When governments and companies understand that there are tangible penalties and repercussions for mishandling your data they will be far more judicious in how much data they will require, how they handle it, how long they keep it, and how well they secure it.

Govt SkepticJanuary 31, 2008 9:47 AM

Why not bond/insure the storage of personal/transaction data. Maybe exempt non-specific group data that can't be traced back to individuals (e.g., 4% of all users who viewed this advert clicked thru).
That way, the entities that do the storing (and thus the leaking) would have serious financial consequences -- and the insurance industry could even get behind it as a new revenue stream. Today, no one wins with personal data archiving, but if there's money to be made off insuring/securing it, then everyone wins!

Jack C LiptonJanuary 31, 2008 9:50 AM

So, when data leaks out of the pipe, etc, and acts as a pollutant, is it a form of entropy?

After all, there _is_ a difference between data and information.

paulFebruary 1, 2008 10:39 AM

The externalities thing is the issue. Right now, it's like toxic waste in a country that doesn't have any laws requiring polluters to clean up after themselves. Or like a particularly strange isotope of plutonium that kills anybody except the people who "accidentally" release it.

Ronald van den HeetkampFebruary 2, 2008 12:58 PM

Well, if you read about the latest data breach at Davidson companies:

where they stole 226.000 user accounts, I questioned myself: why didn't they encrypt the sensitive data? and store the keys below in the root folder. Or at least have different (monitored) databases that references data through tokens that are meaningless if stolen.

Could be me, how sad it is: this stuff isn't hardly news anymore.

technologistFebruary 4, 2008 2:20 PM

I find it more than a little ironic to see Mr. Doctorow's concern about protecting personal electronic data given his disputes with the SFWA and support for free electronic distribution of copyrighted works.
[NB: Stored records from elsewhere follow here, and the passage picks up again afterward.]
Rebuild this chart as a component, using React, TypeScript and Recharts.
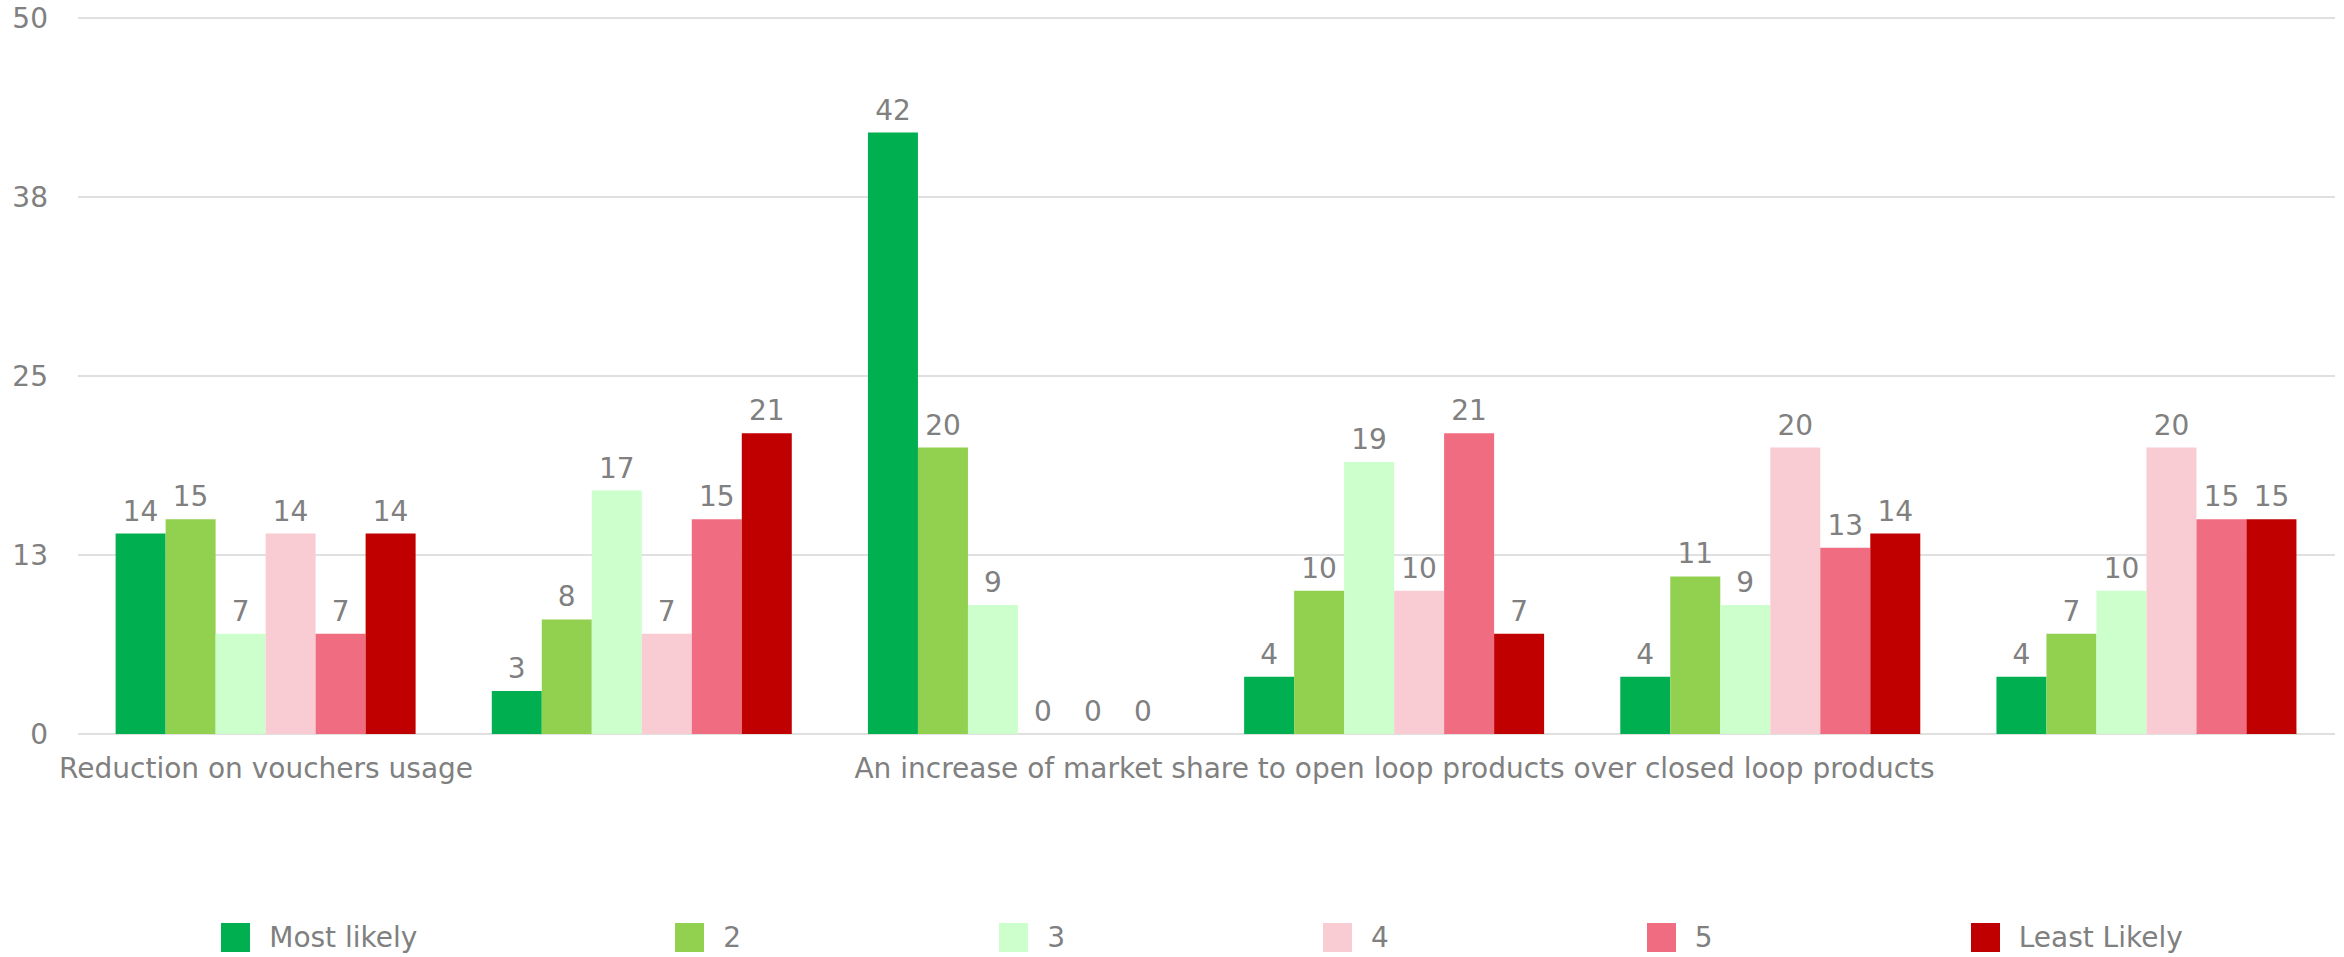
import { BarChart, Bar, XAxis, YAxis, CartesianGrid, Legend, LabelList } from 'recharts';

// categories (only every third label fits under the axis, as in the original)
const categories = [
  'Reduction on vouchers usage',
  'Lower cash handling costs',
  'Faster settlement for merchants',
  'An increase of market share to open loop products over closed loop products',
  'More cross-border spending',
  'Better customer data',
];

const seriesNames = ['Most likely', '2', '3', '4', '5', 'Least Likely'];
const seriesColors = ['#00B050', '#92D050', '#CCFFCC', '#F9CCD4', '#F06C80', '#C00000'];

const mostLikely = [14, 3, 42, 4, 4, 4];
const two = [15, 8, 20, 10, 11, 7];
const three = [7, 17, 9, 19, 9, 10];
const four = [14, 7, 0, 10, 20, 20];
const five = [7, 15, 0, 21, 13, 15];
const leastLikely = [14, 21, 0, 7, 14, 15];

const yTicks = [0, 12.5, 25, 37.5, 50];

const seriesValues = [mostLikely, two, three, four, five, leastLikely];

const data = categories.map((name, i) => {
  const row: Record<string, string | number> = { name };
  seriesValues.forEach((vals, s) => {
    row[`s${s}`] = vals[i];
  });
  return row;
});

const FONT = '"DejaVu Sans", sans-serif';
const GREY = '#808080';
const FS = 28;

// value label above each bar, also drawn for zero-height bars
const renderValue = (props: any) => {
  const { x, y, width, value } = props;
  if (value === undefined || value === null) return null;
  return (
    <text
      x={Number(x) + Number(width) / 2}
      y={Number(y) - 13}
      textAnchor="middle"
      fill={GREY}
      fontSize={FS}
      fontFamily={FONT}
    >
      {value}
    </text>
  );
};

const renderLegend = () => (
  <div
    style={{
      display: 'flex',
      justifyContent: 'center',
      alignItems: 'center',
      height: 36,
      fontFamily: FONT,
      fontSize: FS,
      color: GREY,
      paddingLeft: 78,
      paddingRight: 9,
      boxSizing: 'border-box',
    }}
  >
    {seriesNames.map((n, i) => (
      <div
        key={n}
        style={{
          display: 'flex',
          alignItems: 'center',
          marginRight: i < seriesNames.length - 1 ? 258 : 0,
        }}
      >
        <span style={{ width: 29, height: 29, background: seriesColors[i], marginRight: 19, display: 'inline-block' }} />
        <span>{n}</span>
      </div>
    ))}
  </div>
);

const App = () => {
  return (
    <div style={{ position: 'absolute', left: 0, top: 0, background: '#fff' }}>
      <BarChart
        width={2344}
        height={957}
        data={data}
        margin={{ top: 18, right: 9, left: 0, bottom: 2 }}
        barCategoryGap="10%"
        barGap={0}
      >
        <CartesianGrid vertical={false} stroke="#e0e0e0" strokeWidth={2} />
        <XAxis
          dataKey="name"
          interval={2}
          axisLine={false}
          tickLine={false}
          height={185}
          tickMargin={18}
          tick={{ fill: GREY, fontSize: FS, fontFamily: FONT }}
        />
        <YAxis
          domain={[0, 50]}
          ticks={yTicks}
          tickFormatter={(v: number) => String(Math.round(v))}
          width={78}
          axisLine={false}
          tickLine={false}
          tickMargin={24}
          tick={{ fill: GREY, fontSize: FS, fontFamily: FONT }}
        />
        <Legend verticalAlign="bottom" content={renderLegend} />
        {seriesNames.map((n, i) => (
          <Bar
            key={n}
            dataKey={`s${i}`}
            name={n}
            fill={seriesColors[i]}
            minPointSize={0.001}
            isAnimationActive={false}
          >
            <LabelList dataKey={`s${i}`} content={renderValue} />
          </Bar>
        ))}
      </BarChart>
    </div>
  );
};

export default App;
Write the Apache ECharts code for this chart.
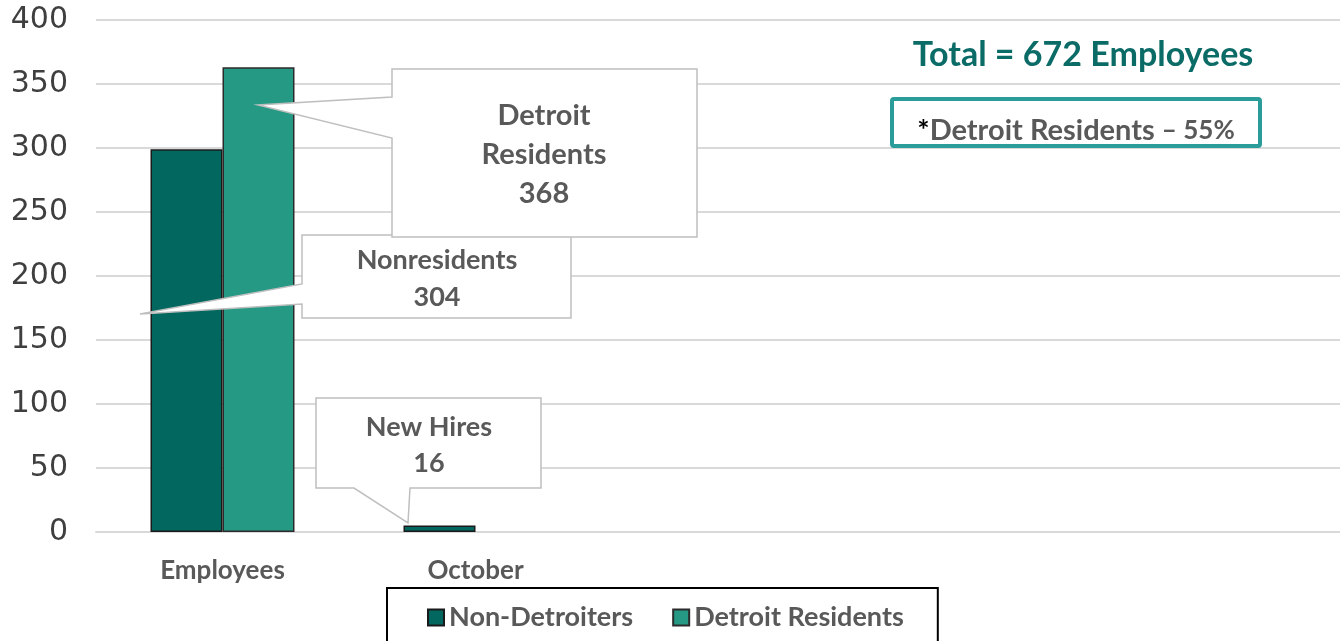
<!DOCTYPE html>
<html>
<head>
<meta charset="utf-8">
<script src="https://cdn.jsdelivr.net/npm/echarts@6/dist/echarts.min.js"></script>
<style>
  html, body { margin: 0; padding: 0; background: #fff; }
  #chart { width: 1340px; height: 641px; }
</style>
</head>
<body>
<div id="chart"></div>
<script>
// categories (three empty slots keep the bars to the left like the original)
var categories = ['Employees', 'October', '', '', ''];
var nonDetroiters = [299, 5, null, null, null];
var detroitResidents = [363, null, null, null, null];
var yTicks = [0, 50, 100, 150, 200, 250, 300, 350, 400];

var FONT = 'Lato, "Open Sans", sans-serif';
var GRAY = '#595959';
var BOX = '#bfbfbf';

var chart = echarts.init(document.getElementById('chart'));

// callout helper: polygon shape + text lines
function callout(points, lines, cx, ys, size) {
  var els = [{
    type: 'polygon', z: 100,
    shape: { points: points },
    style: { fill: '#fff', stroke: BOX, lineWidth: 1.5 }
  }];
  lines.forEach(function (t, i) {
    els.push({
      type: 'text', z: 101,
      x: cx, y: ys[i],
      style: { text: t, font: 'bold ' + size + 'px ' + FONT, fill: GRAY, align: 'center', verticalAlign: 'middle' }
    });
  });
  return els;
}

var graphics = []
  .concat(callout([[316,398],[541,398],[541,488],[410,488],[408,523],[354,488],[316,488]],
                  ['New Hires', '16'], 429, [427, 463], 27))
  .concat(callout([[302,235],[571,235],[571,318],[302,318],[302,304],[140,314],[302,284]],
                  ['Nonresidents', '304'], 437, [260, 297], 27))
  .concat(callout([[392,69],[697,69],[697,237],[392,237],[392,138],[258,105],[392,97]],
                  ['Detroit', 'Residents', '368'], 544, [116, 155, 194], 29));

graphics.push({
  type: 'text', z: 100,
  x: 1083, y: 55,
  style: { text: 'Total = 672 Employees', font: 'bold 34px ' + FONT, fill: '#0b6b66', align: 'center', verticalAlign: 'middle' }
});
graphics.push({
  type: 'rect', z: 100,
  shape: { x: 892, y: 99, width: 368, height: 47, r: 2 },
  style: { fill: '#fff', stroke: '#2a9d9a', lineWidth: 4 }
});
graphics.push({
  type: 'text', z: 101,
  x: 1076, y: 131,
  style: {
    text: '{a|*}{b|Detroit Residents }{c|– 55%}',
    align: 'center', verticalAlign: 'middle',
    rich: {
      a: { font: 'bold 29px ' + FONT, fill: '#000' },
      b: { font: 'bold 29px ' + FONT, fill: GRAY },
      c: { font: 'bold 26px ' + FONT, fill: GRAY }
    }
  }
});

var option = {
  backgroundColor: '#fff',
  animation: false,
  grid: { left: 96, top: 20, width: 1265, height: 512, outerBoundsMode: 'none' },
  legend: {
    top: 588, left: 387,
    padding: [16, 34, 40, 40],
    borderColor: '#000', borderWidth: 2,
    itemWidth: 16, itemHeight: 16, itemGap: 39,
    icon: 'rect',
    textStyle: { fontFamily: FONT, fontWeight: 'bold', fontSize: 27, color: GRAY },
    data: ['Non-Detroiters', 'Detroit Residents']
  },
  xAxis: {
    type: 'category',
    data: categories,
    axisLine: { lineStyle: { color: '#d9d9d9', width: 2 } },
    axisTick: { show: false },
    axisLabel: { fontFamily: FONT, fontWeight: 'bold', fontSize: 26, color: GRAY, margin: 26 }
  },
  yAxis: {
    type: 'value',
    min: yTicks[0], max: yTicks[yTicks.length - 1], interval: 50,
    axisLine: { show: false },
    axisTick: { show: false },
    axisLabel: { fontFamily: '"DejaVu Sans", sans-serif', fontSize: 30, color: '#3f3f3f', margin: 28 },
    splitLine: { lineStyle: { color: '#d9d9d9', width: 2 } }
  },
  series: [
    {
      name: 'Non-Detroiters', type: 'bar', data: nonDetroiters,
      barWidth: 72, barGap: '0%',
      itemStyle: { color: '#02685f', borderColor: '#1a1a1a', borderWidth: 1.5 }
    },
    {
      name: 'Detroit Residents', type: 'bar', data: detroitResidents,
      barWidth: 72, barGap: '0%',
      itemStyle: { color: '#269985', borderColor: '#2b2b2b', borderWidth: 1.5 }
    }
  ],
  graphic: graphics
};

chart.setOption(option);
</script>
</body>
</html>
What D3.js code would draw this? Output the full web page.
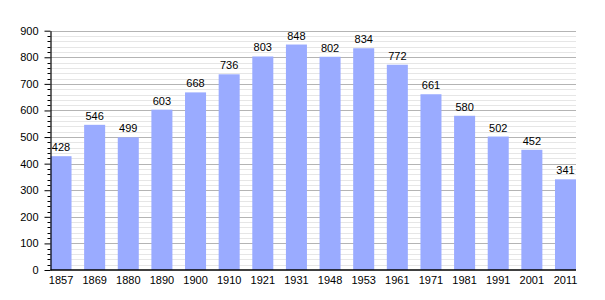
<!DOCTYPE html>
<html>
<head>
<meta charset="utf-8">
<script src="https://cdn.jsdelivr.net/npm/d3@7"></script>
<style>
  body { margin: 0; background: #fff; }
  svg { display: block; font-family: "Liberation Sans", Arial, sans-serif; }
</style>
</head>
<body>
<svg id="chart"></svg>
<script>
const years = ["1857", "1869", "1880", "1890", "1900", "1910", "1921", "1931",
               "1948", "1953", "1961", "1971", "1981", "1991", "2001", "2011"];
const population = [428, 546, 499, 603, 668, 736, 803, 848,
                    802, 834, 772, 661, 580, 502, 452, 341];
const majorTicks = [0, 100, 200, 300, 400, 500, 600, 700, 800, 900];

const width = 605, height = 300;
const margin = { top: 30.7, right: 29, bottom: 30, left: 50.5 };

const svg = d3.select("#chart").attr("width", width).attr("height", height);

const x = d3.scaleBand()
    .domain(years)
    .range([margin.left, width - margin.right])
    .paddingInner(0.375)
    .paddingOuter(0)
    .align(0);

const y = d3.scaleLinear()
    .domain([0, 900])
    .range([height - margin.bottom, margin.top]);

const minorTicks = d3.range(0, 901, 20).filter(v => v % 100 !== 0);

// minor grid lines
svg.append("g")
    .selectAll("line")
    .data(minorTicks)
    .join("line")
    .attr("x1", margin.left)
    .attr("x2", width - margin.right)
    .attr("y1", d => Math.round(y(d)) + 0.5)
    .attr("y2", d => Math.round(y(d)) + 0.5)
    .attr("stroke", "#e6e6e6")
    .attr("stroke-width", 1);

// major grid lines
svg.append("g")
    .selectAll("line")
    .data(majorTicks.filter(d => d > 0))
    .join("line")
    .attr("x1", margin.left)
    .attr("x2", width - margin.right)
    .attr("y1", d => Math.round(y(d)) + 0.5)
    .attr("y2", d => Math.round(y(d)) + 0.5)
    .attr("stroke", "#b4b4b4")
    .attr("stroke-width", 1);

// bars
svg.append("g")
    .selectAll("rect")
    .data(population)
    .join("rect")
    .attr("x", (d, i) => x(years[i]))
    .attr("y", d => y(d))
    .attr("width", x.bandwidth())
    .attr("height", d => y(0) - y(d))
    .attr("fill", "#9aabff");

// value labels
svg.append("g")
    .selectAll("text")
    .data(population)
    .join("text")
    .attr("x", (d, i) => x(years[i]) + x.bandwidth() / 2)
    .attr("y", d => y(d) - 5)
    .attr("text-anchor", "middle")
    .attr("font-size", 11)
    .attr("fill", "#000")
    .text(d => d);

// y axis: major ticks
const yAxis = svg.append("g")
    .attr("transform", `translate(${margin.left},0)`)
    .call(d3.axisLeft(y).tickValues(majorTicks).tickSize(6).tickPadding(6).tickSizeOuter(0));
yAxis.selectAll("text").attr("font-size", 11).attr("fill", "#000").attr("font-family", "Liberation Sans, Arial, sans-serif");
yAxis.selectAll("line").attr("stroke", "#000");
yAxis.select(".domain").attr("stroke", "#000").attr("stroke-width", 1.2);

// y axis: minor ticks
svg.append("g")
    .selectAll("line")
    .data(minorTicks)
    .join("line")
    .attr("x1", margin.left - 3)
    .attr("x2", margin.left)
    .attr("y1", d => Math.round(y(d)) + 0.5)
    .attr("y2", d => Math.round(y(d)) + 0.5)
    .attr("stroke", "#000");

// x axis
const xAxis = svg.append("g")
    .attr("transform", `translate(0,${y(0)})`)
    .call(d3.axisBottom(x).tickSize(0).tickPadding(6).tickSizeOuter(0));
xAxis.select(".domain")
    .attr("d", `M${margin.left},0H${width - margin.right}`)
    .attr("stroke", "#000")
    .attr("stroke-width", 1.5);
xAxis.selectAll("text").attr("font-size", 11).attr("fill", "#000").attr("font-family", "Liberation Sans, Arial, sans-serif");
</script>
</body>
</html>
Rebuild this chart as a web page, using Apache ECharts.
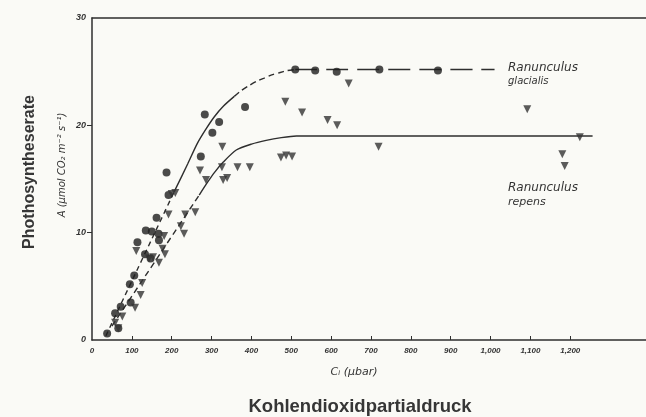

One thing we need is something akin to automatic aging of this personal information in venues outside the owner's control. The problem is essentially an inverse of the patent problem -- there are legitimate purposes that benefit the consumer in the long run for retaining some of this information but after some period of time we want that information out of the public domain (as opposed to patents which become public domain after they expire).

It also strikes me there is a corollary here with the arguments by Second Amendment activitists who want to prevent unconstitutional weapons seizures by not allowing creation of national (or even state) databases.

I'm not really sure there is a satisfactory solution to the dichotomy between having the freedom to collect & process information and the right to privacy except with respect to government actions. I think the right to privacy should also expire some period after the owner's death (like copyrights).

Windi JolbarsFebruary 8, 2008 6:00 AM

As for the data pollution topic... recent leakage of 17 gigabytes of private photos from proved that. You showed something for your girlfriend eyes only, and now everyone could see that.

Actually, I think it's a good lesson for all internet users. The electronic information tends to be stored somewhere, and could be accessible in years to come.